The Largo Con Espressione and the Presto finale were well played, the first having a lovely slow dance duo from Ms. Tubridy and violinist Lisa Doyle, and the second full of repeated notes and short, snazzy phrases. The musicians were able to find a long thematic line in the busy movement, though some rhythmic instability was heard. Beethoven never seems to let go of one cadenza when another catches his fancy, and the Amaryllis caught and portrayed the excitement of the 1795 work.

The opening Allegro movement from Lalo’s early C Minor Trio (Op.7) featured cellist Wendy Reynolds’ suave introductory phrasing and a march theme in the piano part that frequently varied the tempo. Ms. Doyle’s tone was rich and was penetrating in the high register, and the movement’s powerful conclusion was preceded by the romantic ardor of the slow movement of Mendelssohn’s ever-popular D Minor Trio, Op. 49. Here a leisurely tempo was adopted with minimal ritards and the string instruments took away the big themes from the piano. Such glorious themes, and the Trio played them with gentle luftpausen and subsequent handoffs from piano to violin to finally cello.

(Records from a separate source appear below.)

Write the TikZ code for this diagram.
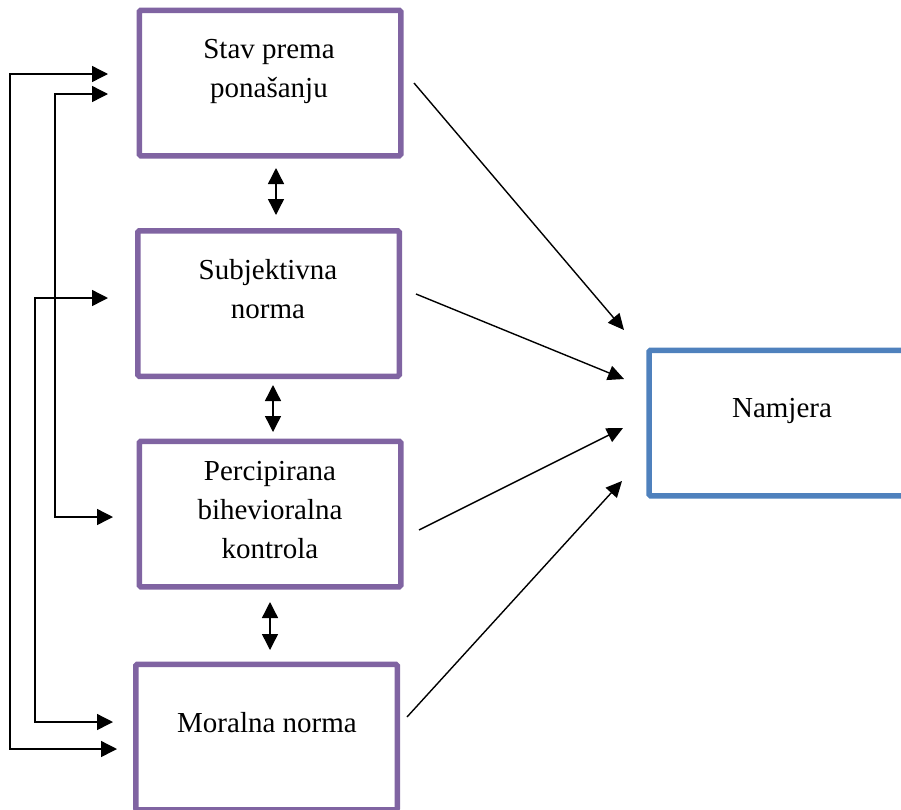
\documentclass[tikz,border=0pt]{standalone}
\usepackage{fontspec}
\setmainfont{Liberation Serif}
\usetikzlibrary{arrows.meta}
\definecolor{boxpurple}{HTML}{8064A2}
\definecolor{boxblue}{HTML}{4F81BD}
\begin{document}
\begin{tikzpicture}[x=1pt,y=-1pt,
  pbox/.style={draw=boxpurple,line width=5.5pt,rounded corners=1.5pt,minimum width=261.5pt,minimum height=145.5pt,inner sep=0pt},
  bbox/.style={draw=boxblue,line width=5.5pt,rounded corners=1.5pt,minimum width=262pt,minimum height=145.5pt,inner sep=0pt},
  lbl/.style={font=\fontsize{29}{39}\selectfont,align=center,anchor=base,inner sep=0pt},
  conn/.style={line width=1.4pt,-{Triangle[length=16pt,width=15pt]}},
  dconn/.style={line width=1.4pt,{Triangle[length=16pt,width=16pt]}-{Triangle[length=16pt,width=16pt]}},
  fconn/.style={line width=1.4pt,{Triangle[length=16pt,width=16pt]}-{Triangle[length=16pt,width=16pt]}}]
\useasboundingbox (0,0) rectangle (901,809);
\node[pbox] (b1) at (270,83) {};
\node[pbox] (b2) at (268.5,303.5) {};
\node[pbox] (b3) at (270,514) {};
\node[pbox] (b4) at (266.5,737) {};
\node[bbox] (nj) at (780,423) {};
\node[lbl] (t1) at (269,97) {Stav prema\\ponašanju};
\node[lbl] (t2) at (268,318) {Subjektivna\\norma};
\node[lbl] (t3) at (270,558) {Percipirana\\bihevioralna\\kontrola};
\node[lbl] (t4) at (267,732) {Moralna norma};
\node[lbl] (t5) at (782,417) {Namjera};
% diagonal connectors
\coordinate (s1) at (414,83);  \coordinate (e1) at (624,330);
\coordinate (s2) at (416,294); \coordinate (e2) at (624,379);
\coordinate (s3) at (419,530); \coordinate (e3) at (623,428);
\coordinate (s4) at (407,717); \coordinate (e4) at (622,481);
\draw[conn] (s1) -- (e1);
\draw[conn] (s2) -- (e2);
\draw[conn] (s3) -- (e3);
\draw[conn] (s4) -- (e4);
% double arrows
\coordinate (d1a) at (276,168); \coordinate (d1b) at (276,215);
\coordinate (d2a) at (273,385); \coordinate (d2b) at (273,432);
\coordinate (d3a) at (270,602); \coordinate (d3b) at (270,650);
\draw[dconn] (d1a) -- (d1b);
\draw[dconn] (d2a) -- (d2b);
\draw[dconn] (d3a) -- (d3b);
% left feedback lines
\coordinate (fa1) at (108,74);  \coordinate (fa2) at (117,749);
\coordinate (fb1) at (108,94);  \coordinate (fb2) at (113,517);
\coordinate (fc1) at (108,298); \coordinate (fc2) at (113,722);
\draw[fconn] (fa1) -- (10,74) -- (10,749) -- (fa2);
\draw[fconn] (fb1) -- (55,94) -- (55,517) -- (fb2);
\draw[fconn] (fc1) -- (35,298) -- (35,722) -- (fc2);
\end{tikzpicture}
\end{document}
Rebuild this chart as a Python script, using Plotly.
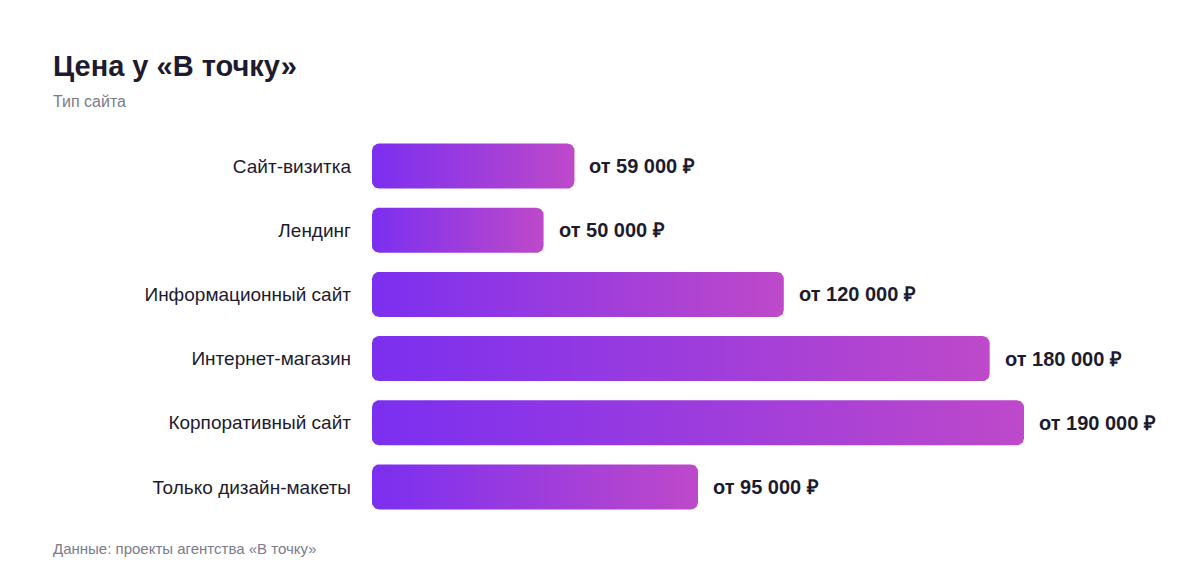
import numpy as np
import plotly.graph_objects as go

# ---- data ----
categories = ["Сайт-визитка", "Лендинг", "Информационный сайт", "Интернет-магазин",
              "Корпоративный сайт", "Только дизайн-макеты"]
prices = [59000, 50000, 120000, 180000, 190000, 95000]
labels = ["от 59 000 ₽", "от 50 000 ₽", "от 120 000 ₽", "от 180 000 ₽",
          "от 190 000 ₽", "от 95 000 ₽"]

title = "Цена у «В точку»"
subtitle = "Тип сайта"
source = "Данные: проекты агентства «В точку»"

# ---- layout constants (page body has an 8px margin) ----
OFF = 8
W, H = 1200 - OFF, 584 - OFF
ML, MR, MT, MB = 372 - OFF, 176, 134 - OFF, 65
XMAX = 190000
plot_w = W - ML - MR
plot_h = H - MT - MB
n = len(categories)
px_x = plot_w / XMAX          # px per data unit (x)
px_y = plot_h / n             # px per category (y)
bar_px = 45
rad_px = 7
c_left, c_right = "#7B2FF0", "#BE49CA"
font = "Liberation Sans, Arial, Helvetica, sans-serif"
dark = "#1d1b2f"
grey = "#7b7b8c"

def rounded_rect(x0, x1, yc):
    hy = bar_px / 2 / px_y
    rx = rad_px / px_x
    ry = rad_px / px_y
    xs, ys = [], []
    corners = [(x1 - rx, yc - hy + ry, -90, 0),
               (x1 - rx, yc + hy - ry, 0, 90),
               (x0 + rx, yc + hy - ry, 90, 180),
               (x0 + rx, yc - hy + ry, 180, 270)]
    for cx, cy, a0, a1 in corners:
        t = np.radians(np.linspace(a0, a1, 10))
        xs.extend(cx + rx * np.cos(t))
        ys.extend(cy + ry * np.sin(t))
    xs.append(xs[0]); ys.append(ys[0])
    return xs, ys

fig = go.Figure()
for i, (cat, v) in enumerate(zip(categories, prices)):
    xs, ys = rounded_rect(0, v, i)
    fig.add_trace(go.Scatter(
        x=xs, y=ys, mode="lines", fill="toself", line=dict(width=0),
        fillgradient=dict(type="horizontal", colorscale=[[0, c_left], [1, c_right]],
                          start=0, stop=v),
        hoverinfo="skip", showlegend=False, name=cat))
    fig.add_annotation(x=v, y=i, xref="x", yref="y", text=f"<b>{labels[i]}</b>",
                       showarrow=False, xanchor="left", xshift=13,
                       font=dict(family=font, size=20, color=dark))

def px_to_paper_x(px):
    return (px - OFF - ML) / plot_w

def px_to_paper_y(py):
    return (H - MB - (py - OFF)) / plot_h

fig.add_annotation(x=px_to_paper_x(51), y=px_to_paper_y(66), xref="paper", yref="paper",
                   text=f"<b>{title}</b>", showarrow=False, xanchor="left", yanchor="middle",
                   font=dict(family=font, size=29, color=dark))
fig.add_annotation(x=px_to_paper_x(51), y=px_to_paper_y(102), xref="paper", yref="paper",
                   text=subtitle, showarrow=False, xanchor="left", yanchor="middle",
                   font=dict(family=font, size=16, color=grey))
fig.add_annotation(x=px_to_paper_x(51), y=px_to_paper_y(548), xref="paper", yref="paper",
                   text=source, showarrow=False, xanchor="left", yanchor="middle",
                   font=dict(family=font, size=15, color=grey))

fig.update_layout(
    width=W, height=H,
    margin=dict(l=ML, r=MR, t=MT, b=MB),
    paper_bgcolor="white", plot_bgcolor="white",
    xaxis=dict(range=[0, XMAX], visible=False, fixedrange=True),
    yaxis=dict(range=[n - 0.5, -0.5], tickmode="array", tickvals=list(range(n)),
               ticktext=categories, showgrid=False, zeroline=False, showline=False,
               ticks="", ticklabelstandoff=20,
               tickfont=dict(family=font, size=19, color=dark), fixedrange=True),
    showlegend=False,
)

fig.write_html("out.html")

Haydn’s E Minor Trio (Hob. XV 12) opened the program in an unfussy performance full of rhythmic contrasts. The piano part carried the themes with strong low register string playing and the Andante had a nod towards Mozart’s trios. In the concluding Rondo the Amaryllis shared a playful approach to joyous music, with Ms. Reynolds providing deft support and careful attention to a big descending passage for all three players near the end. The sonic mix was good, with here and there an underlined dissonance. Dissonance in Haydn?

Piazzolla’s short Verano Porteńo from the celebrated “Four Seasons in Buenos Aires” (1965) concluded the concert to acclaim. As with most Piazzolla works the tango rhythms and inflections can be treacherous for multiple performers, but the Amaryllis met the challenges with aplomb.

Classical Sonoma reviews rarely mention a concert’s extra-music aspects, but at this West County event the gratis intermission food was special, led by apple crisps made the same morning from local fruit. A great combo with strong coffee.